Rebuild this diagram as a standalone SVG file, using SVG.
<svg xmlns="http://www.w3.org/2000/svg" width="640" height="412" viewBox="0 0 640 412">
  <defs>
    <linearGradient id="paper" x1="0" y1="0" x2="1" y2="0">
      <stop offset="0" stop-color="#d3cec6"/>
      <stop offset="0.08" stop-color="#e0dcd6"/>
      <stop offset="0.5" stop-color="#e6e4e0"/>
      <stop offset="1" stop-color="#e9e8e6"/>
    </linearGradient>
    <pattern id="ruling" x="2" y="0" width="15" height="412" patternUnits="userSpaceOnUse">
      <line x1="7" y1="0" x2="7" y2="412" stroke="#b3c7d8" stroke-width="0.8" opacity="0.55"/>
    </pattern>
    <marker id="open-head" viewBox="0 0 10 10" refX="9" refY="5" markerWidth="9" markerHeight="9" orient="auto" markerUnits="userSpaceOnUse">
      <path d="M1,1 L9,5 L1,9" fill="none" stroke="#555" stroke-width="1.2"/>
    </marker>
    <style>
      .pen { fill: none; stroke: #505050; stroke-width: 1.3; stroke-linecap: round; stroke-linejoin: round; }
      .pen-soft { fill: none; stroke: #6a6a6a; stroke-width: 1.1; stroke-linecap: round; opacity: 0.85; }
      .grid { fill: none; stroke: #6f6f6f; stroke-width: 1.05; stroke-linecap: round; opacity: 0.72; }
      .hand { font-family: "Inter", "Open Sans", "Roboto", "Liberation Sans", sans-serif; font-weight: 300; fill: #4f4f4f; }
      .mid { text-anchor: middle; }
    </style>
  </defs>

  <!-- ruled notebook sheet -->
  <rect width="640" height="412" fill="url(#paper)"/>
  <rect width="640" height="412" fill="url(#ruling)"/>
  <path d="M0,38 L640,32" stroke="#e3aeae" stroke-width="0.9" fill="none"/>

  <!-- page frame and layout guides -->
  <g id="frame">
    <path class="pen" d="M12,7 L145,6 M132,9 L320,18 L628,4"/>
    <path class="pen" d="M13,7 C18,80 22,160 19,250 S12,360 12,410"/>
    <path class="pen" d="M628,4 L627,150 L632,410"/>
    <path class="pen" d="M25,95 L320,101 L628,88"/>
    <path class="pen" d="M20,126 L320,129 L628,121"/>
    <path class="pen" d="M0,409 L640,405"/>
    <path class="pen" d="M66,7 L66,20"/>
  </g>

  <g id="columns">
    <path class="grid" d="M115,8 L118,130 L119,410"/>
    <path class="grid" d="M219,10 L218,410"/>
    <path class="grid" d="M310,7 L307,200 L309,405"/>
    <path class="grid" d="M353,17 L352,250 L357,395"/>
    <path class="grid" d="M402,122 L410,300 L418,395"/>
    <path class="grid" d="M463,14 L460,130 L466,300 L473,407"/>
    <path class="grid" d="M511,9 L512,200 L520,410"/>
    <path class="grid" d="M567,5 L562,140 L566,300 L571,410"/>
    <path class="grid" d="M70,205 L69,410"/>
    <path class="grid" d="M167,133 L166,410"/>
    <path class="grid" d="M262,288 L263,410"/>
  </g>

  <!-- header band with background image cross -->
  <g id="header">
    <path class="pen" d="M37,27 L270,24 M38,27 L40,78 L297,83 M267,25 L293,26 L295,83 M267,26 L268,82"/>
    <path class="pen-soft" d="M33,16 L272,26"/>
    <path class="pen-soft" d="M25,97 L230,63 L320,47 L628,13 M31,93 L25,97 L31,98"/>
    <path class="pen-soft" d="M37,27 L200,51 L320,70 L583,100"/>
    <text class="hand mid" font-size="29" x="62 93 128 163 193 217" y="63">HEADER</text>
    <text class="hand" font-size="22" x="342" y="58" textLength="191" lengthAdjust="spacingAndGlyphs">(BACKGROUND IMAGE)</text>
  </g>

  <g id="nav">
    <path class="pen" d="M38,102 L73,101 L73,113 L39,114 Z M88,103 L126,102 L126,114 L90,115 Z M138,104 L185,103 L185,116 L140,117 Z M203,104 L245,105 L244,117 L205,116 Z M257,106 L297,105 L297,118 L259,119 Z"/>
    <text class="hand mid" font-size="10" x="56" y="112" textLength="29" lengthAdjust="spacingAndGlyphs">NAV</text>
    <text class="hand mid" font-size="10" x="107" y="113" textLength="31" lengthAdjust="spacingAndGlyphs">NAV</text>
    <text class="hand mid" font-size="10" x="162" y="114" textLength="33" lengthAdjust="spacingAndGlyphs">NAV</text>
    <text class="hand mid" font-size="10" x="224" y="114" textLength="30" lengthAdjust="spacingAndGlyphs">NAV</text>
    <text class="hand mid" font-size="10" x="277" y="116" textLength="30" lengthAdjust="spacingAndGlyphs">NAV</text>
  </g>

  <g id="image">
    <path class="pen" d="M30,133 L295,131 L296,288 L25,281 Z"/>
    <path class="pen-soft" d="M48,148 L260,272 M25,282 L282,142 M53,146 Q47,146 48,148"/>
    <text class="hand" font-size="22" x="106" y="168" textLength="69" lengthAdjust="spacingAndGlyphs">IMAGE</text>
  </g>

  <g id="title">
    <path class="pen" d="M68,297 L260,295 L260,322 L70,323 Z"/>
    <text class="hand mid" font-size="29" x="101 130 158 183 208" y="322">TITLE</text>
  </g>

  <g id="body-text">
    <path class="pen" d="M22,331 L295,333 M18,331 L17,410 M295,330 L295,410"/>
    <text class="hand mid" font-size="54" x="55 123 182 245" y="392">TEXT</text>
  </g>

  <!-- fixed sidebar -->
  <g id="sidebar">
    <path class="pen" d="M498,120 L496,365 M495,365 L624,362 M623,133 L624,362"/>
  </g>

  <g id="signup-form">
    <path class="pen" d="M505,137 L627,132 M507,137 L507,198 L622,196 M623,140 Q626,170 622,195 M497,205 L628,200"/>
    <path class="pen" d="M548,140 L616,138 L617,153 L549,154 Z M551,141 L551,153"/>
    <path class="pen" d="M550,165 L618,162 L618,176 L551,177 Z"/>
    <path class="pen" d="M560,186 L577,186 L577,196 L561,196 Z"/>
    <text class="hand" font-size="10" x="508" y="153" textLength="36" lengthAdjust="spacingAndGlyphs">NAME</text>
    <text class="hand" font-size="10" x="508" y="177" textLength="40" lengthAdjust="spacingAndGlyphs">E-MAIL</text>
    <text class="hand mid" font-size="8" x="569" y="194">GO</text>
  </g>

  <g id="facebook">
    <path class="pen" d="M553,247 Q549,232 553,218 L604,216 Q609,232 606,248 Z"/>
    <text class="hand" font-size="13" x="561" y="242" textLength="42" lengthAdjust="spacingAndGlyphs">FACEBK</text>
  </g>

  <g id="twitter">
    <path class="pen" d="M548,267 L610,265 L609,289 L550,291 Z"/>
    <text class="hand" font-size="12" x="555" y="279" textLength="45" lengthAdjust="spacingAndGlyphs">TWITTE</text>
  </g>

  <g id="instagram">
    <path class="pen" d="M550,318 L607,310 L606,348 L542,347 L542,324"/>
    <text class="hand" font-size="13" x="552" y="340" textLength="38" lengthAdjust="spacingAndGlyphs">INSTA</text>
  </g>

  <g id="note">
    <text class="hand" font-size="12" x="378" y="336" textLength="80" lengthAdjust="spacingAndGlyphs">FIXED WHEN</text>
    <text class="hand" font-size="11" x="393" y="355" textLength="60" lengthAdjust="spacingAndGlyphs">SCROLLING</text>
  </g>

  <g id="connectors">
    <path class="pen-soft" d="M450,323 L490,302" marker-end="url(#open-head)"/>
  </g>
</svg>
•••
# [Exercise]
Reproduce the material above exactly; please quote every line of it.

# [The reply]
Rebuild this diagram as a standalone SVG file, using SVG.
<svg xmlns="http://www.w3.org/2000/svg" width="640" height="412" viewBox="0 0 640 412">
  <defs>
    <linearGradient id="paper" x1="0" y1="0" x2="1" y2="0">
      <stop offset="0" stop-color="#d3cec6"/>
      <stop offset="0.08" stop-color="#e0dcd6"/>
      <stop offset="0.5" stop-color="#e6e4e0"/>
      <stop offset="1" stop-color="#e9e8e6"/>
    </linearGradient>
    <pattern id="ruling" x="2" y="0" width="15" height="412" patternUnits="userSpaceOnUse">
      <line x1="7" y1="0" x2="7" y2="412" stroke="#b3c7d8" stroke-width="0.8" opacity="0.55"/>
    </pattern>
    <marker id="open-head" viewBox="0 0 10 10" refX="9" refY="5" markerWidth="9" markerHeight="9" orient="auto" markerUnits="userSpaceOnUse">
      <path d="M1,1 L9,5 L1,9" fill="none" stroke="#555" stroke-width="1.2"/>
    </marker>
    <style>
      .pen { fill: none; stroke: #505050; stroke-width: 1.3; stroke-linecap: round; stroke-linejoin: round; }
      .pen-soft { fill: none; stroke: #6a6a6a; stroke-width: 1.1; stroke-linecap: round; opacity: 0.85; }
      .grid { fill: none; stroke: #6f6f6f; stroke-width: 1.05; stroke-linecap: round; opacity: 0.72; }
      .hand { font-family: "Inter", "Open Sans", "Roboto", "Liberation Sans", sans-serif; font-weight: 300; fill: #4f4f4f; }
      .mid { text-anchor: middle; }
    </style>
  </defs>

  <!-- ruled notebook sheet -->
  <rect width="640" height="412" fill="url(#paper)"/>
  <rect width="640" height="412" fill="url(#ruling)"/>
  <path d="M0,38 L640,32" stroke="#e3aeae" stroke-width="0.9" fill="none"/>

  <!-- page frame and layout guides -->
  <g id="frame">
    <path class="pen" d="M12,7 L145,6 M132,9 L320,18 L628,4"/>
    <path class="pen" d="M13,7 C18,80 22,160 19,250 S12,360 12,410"/>
    <path class="pen" d="M628,4 L627,150 L632,410"/>
    <path class="pen" d="M25,95 L320,101 L628,88"/>
    <path class="pen" d="M20,126 L320,129 L628,121"/>
    <path class="pen" d="M0,409 L640,405"/>
    <path class="pen" d="M66,7 L66,20"/>
  </g>

  <g id="columns">
    <path class="grid" d="M115,8 L118,130 L119,410"/>
    <path class="grid" d="M219,10 L218,410"/>
    <path class="grid" d="M310,7 L307,200 L309,405"/>
    <path class="grid" d="M353,17 L352,250 L357,395"/>
    <path class="grid" d="M402,122 L410,300 L418,395"/>
    <path class="grid" d="M463,14 L460,130 L466,300 L473,407"/>
    <path class="grid" d="M511,9 L512,200 L520,410"/>
    <path class="grid" d="M567,5 L562,140 L566,300 L571,410"/>
    <path class="grid" d="M70,205 L69,410"/>
    <path class="grid" d="M167,133 L166,410"/>
    <path class="grid" d="M262,288 L263,410"/>
  </g>

  <!-- header band with background image cross -->
  <g id="header">
    <path class="pen" d="M37,27 L270,24 M38,27 L40,78 L297,83 M267,25 L293,26 L295,83 M267,26 L268,82"/>
    <path class="pen-soft" d="M33,16 L272,26"/>
    <path class="pen-soft" d="M25,97 L230,63 L320,47 L628,13 M31,93 L25,97 L31,98"/>
    <path class="pen-soft" d="M37,27 L200,51 L320,70 L583,100"/>
    <text class="hand mid" font-size="29" x="62 93 128 163 193 217" y="63">HEADER</text>
    <text class="hand" font-size="22" x="342" y="58" textLength="191" lengthAdjust="spacingAndGlyphs">(BACKGROUND IMAGE)</text>
  </g>

  <g id="nav">
    <path class="pen" d="M38,102 L73,101 L73,113 L39,114 Z M88,103 L126,102 L126,114 L90,115 Z M138,104 L185,103 L185,116 L140,117 Z M203,104 L245,105 L244,117 L205,116 Z M257,106 L297,105 L297,118 L259,119 Z"/>
    <text class="hand mid" font-size="10" x="56" y="112" textLength="29" lengthAdjust="spacingAndGlyphs">NAV</text>
    <text class="hand mid" font-size="10" x="107" y="113" textLength="31" lengthAdjust="spacingAndGlyphs">NAV</text>
    <text class="hand mid" font-size="10" x="162" y="114" textLength="33" lengthAdjust="spacingAndGlyphs">NAV</text>
    <text class="hand mid" font-size="10" x="224" y="114" textLength="30" lengthAdjust="spacingAndGlyphs">NAV</text>
    <text class="hand mid" font-size="10" x="277" y="116" textLength="30" lengthAdjust="spacingAndGlyphs">NAV</text>
  </g>

  <g id="image">
    <path class="pen" d="M30,133 L295,131 L296,288 L25,281 Z"/>
    <path class="pen-soft" d="M48,148 L260,272 M25,282 L282,142 M53,146 Q47,146 48,148"/>
    <text class="hand" font-size="22" x="106" y="168" textLength="69" lengthAdjust="spacingAndGlyphs">IMAGE</text>
  </g>

  <g id="title">
    <path class="pen" d="M68,297 L260,295 L260,322 L70,323 Z"/>
    <text class="hand mid" font-size="29" x="101 130 158 183 208" y="322">TITLE</text>
  </g>

  <g id="body-text">
    <path class="pen" d="M22,331 L295,333 M18,331 L17,410 M295,330 L295,410"/>
    <text class="hand mid" font-size="54" x="55 123 182 245" y="392">TEXT</text>
  </g>

  <!-- fixed sidebar -->
  <g id="sidebar">
    <path class="pen" d="M498,120 L496,365 M495,365 L624,362 M623,133 L624,362"/>
  </g>

  <g id="signup-form">
    <path class="pen" d="M505,137 L627,132 M507,137 L507,198 L622,196 M623,140 Q626,170 622,195 M497,205 L628,200"/>
    <path class="pen" d="M548,140 L616,138 L617,153 L549,154 Z M551,141 L551,153"/>
    <path class="pen" d="M550,165 L618,162 L618,176 L551,177 Z"/>
    <path class="pen" d="M560,186 L577,186 L577,196 L561,196 Z"/>
    <text class="hand" font-size="10" x="508" y="153" textLength="36" lengthAdjust="spacingAndGlyphs">NAME</text>
    <text class="hand" font-size="10" x="508" y="177" textLength="40" lengthAdjust="spacingAndGlyphs">E-MAIL</text>
    <text class="hand mid" font-size="8" x="569" y="194">GO</text>
  </g>

  <g id="facebook">
    <path class="pen" d="M553,247 Q549,232 553,218 L604,216 Q609,232 606,248 Z"/>
    <text class="hand" font-size="13" x="561" y="242" textLength="42" lengthAdjust="spacingAndGlyphs">FACEBK</text>
  </g>

  <g id="twitter">
    <path class="pen" d="M548,267 L610,265 L609,289 L550,291 Z"/>
    <text class="hand" font-size="12" x="555" y="279" textLength="45" lengthAdjust="spacingAndGlyphs">TWITTE</text>
  </g>

  <g id="instagram">
    <path class="pen" d="M550,318 L607,310 L606,348 L542,347 L542,324"/>
    <text class="hand" font-size="13" x="552" y="340" textLength="38" lengthAdjust="spacingAndGlyphs">INSTA</text>
  </g>

  <g id="note">
    <text class="hand" font-size="12" x="378" y="336" textLength="80" lengthAdjust="spacingAndGlyphs">FIXED WHEN</text>
    <text class="hand" font-size="11" x="393" y="355" textLength="60" lengthAdjust="spacingAndGlyphs">SCROLLING</text>
  </g>

  <g id="connectors">
    <path class="pen-soft" d="M450,323 L490,302" marker-end="url(#open-head)"/>
  </g>
</svg>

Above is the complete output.